Chegou um ponto em que minha primeira crônica pareceu mais um teste de vestibular com dificuldade de vinte candidatos para uma vaga. Veja que sei absolutamente que não é possível deixar de falar de mim mesmo ainda que esteja pintando um quadro abstrato, ali também tem uma mensagem: a cor pode descrever meu estado de espírito ou o termômetro do meu desejo. Suas formas descrevem minha agressividade ou suavidade. Um texto com uma história ainda que de ficção vai ser exatamente igual, falarei por metáforas de mim como se fosse um ser alado, ou um personagem do futuro. Ainda assim, continuo falando de tudo que se passa aqui dentro.
Que tema desafiador! A princípio deveria ser fácil falar de algo que eu deveria saber de cor e salteado, afinal, desde que nasci, estudo a mim mesmo, por assim dizer. Esta pergunta mostra o quão pouco tenho estudado, ou quão pouco tenho me aplicado em me descobrir. É óbvio que até aqui tenho me esquivado com tudo que posso usar de recursos por um único motivo. A vergonha.
Não importa que de um lado da folha em branco eu consiga descrever centenas de adjetivos que considero positivos e, do outro lado, por falta modéstia, descreva apenas alguns poucos desvios de comportamento. O conflito para uma história sempre falará do conflito de seu autor. Serão estes, poucos gatos pingados anotados no verso da folha, que desesperadamente e a todo custo tento esconder. Eles revelam a vergonha.
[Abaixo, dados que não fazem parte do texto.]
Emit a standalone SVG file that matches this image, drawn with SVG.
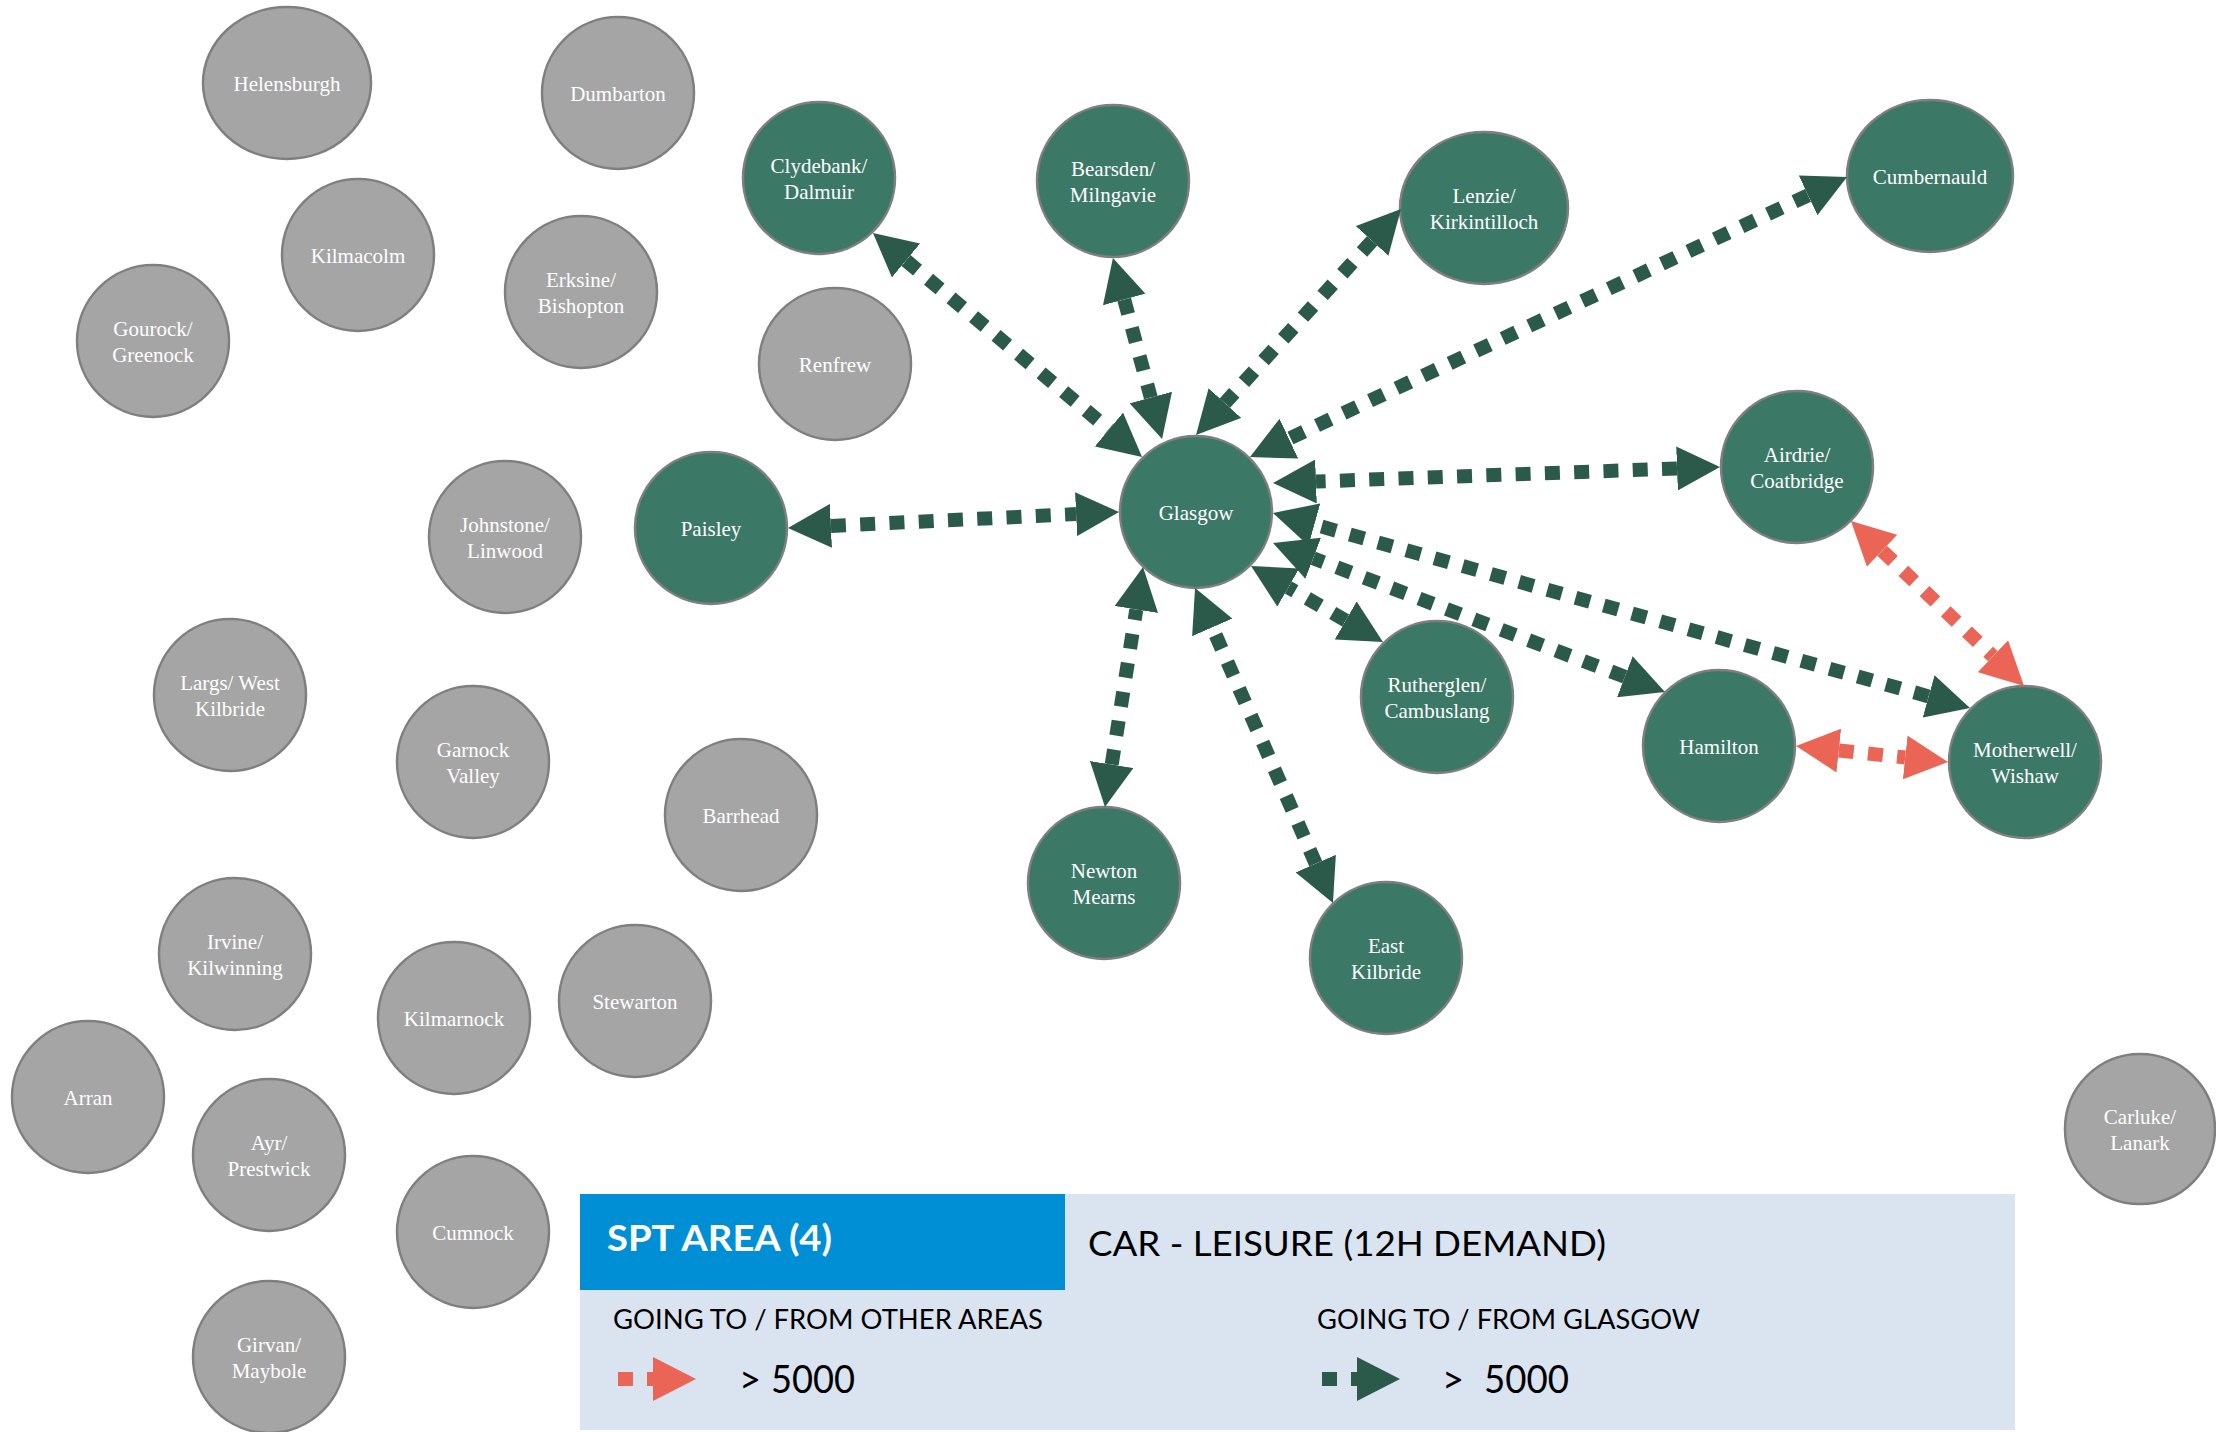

Os conflitos que não supero, sou impotente para eles, sou pequeno. A quem lê, quem ouve, quem o vê é insignificante, fácil.
Coisa boba, para quê tanta confusão? É o que podem dizer.
Enfim o tema proposto é fácil se não fosse a estrutura de qualquer história que é passo a passo: Primeiramente – A apresentação de uma situação comum. Depois – Um conflito para apimentar a história. Por fim – Um desfecho que vai dar um destino ou apresentar uma resolução para a pendenga. Fácil não é?
Entretanto, se o conflito é justamente meu conflito, que continua sendo um conflito porque ainda não dei uma solução para o caso, as centenas de adjetivos positivos que poderiam me descrever não têm poder suficiente para me fazer enfrentar o ”bicho papão”.
O que sou então? Uma pergunta sem resposta? Evidentemente que não. Como a obra de uma vida, sou nada mais que uma legítima obra de arte. Assim como todo mundo. Sem falsa modéstia obra de arte, sim! No entanto, inacabada, como se pode perceber.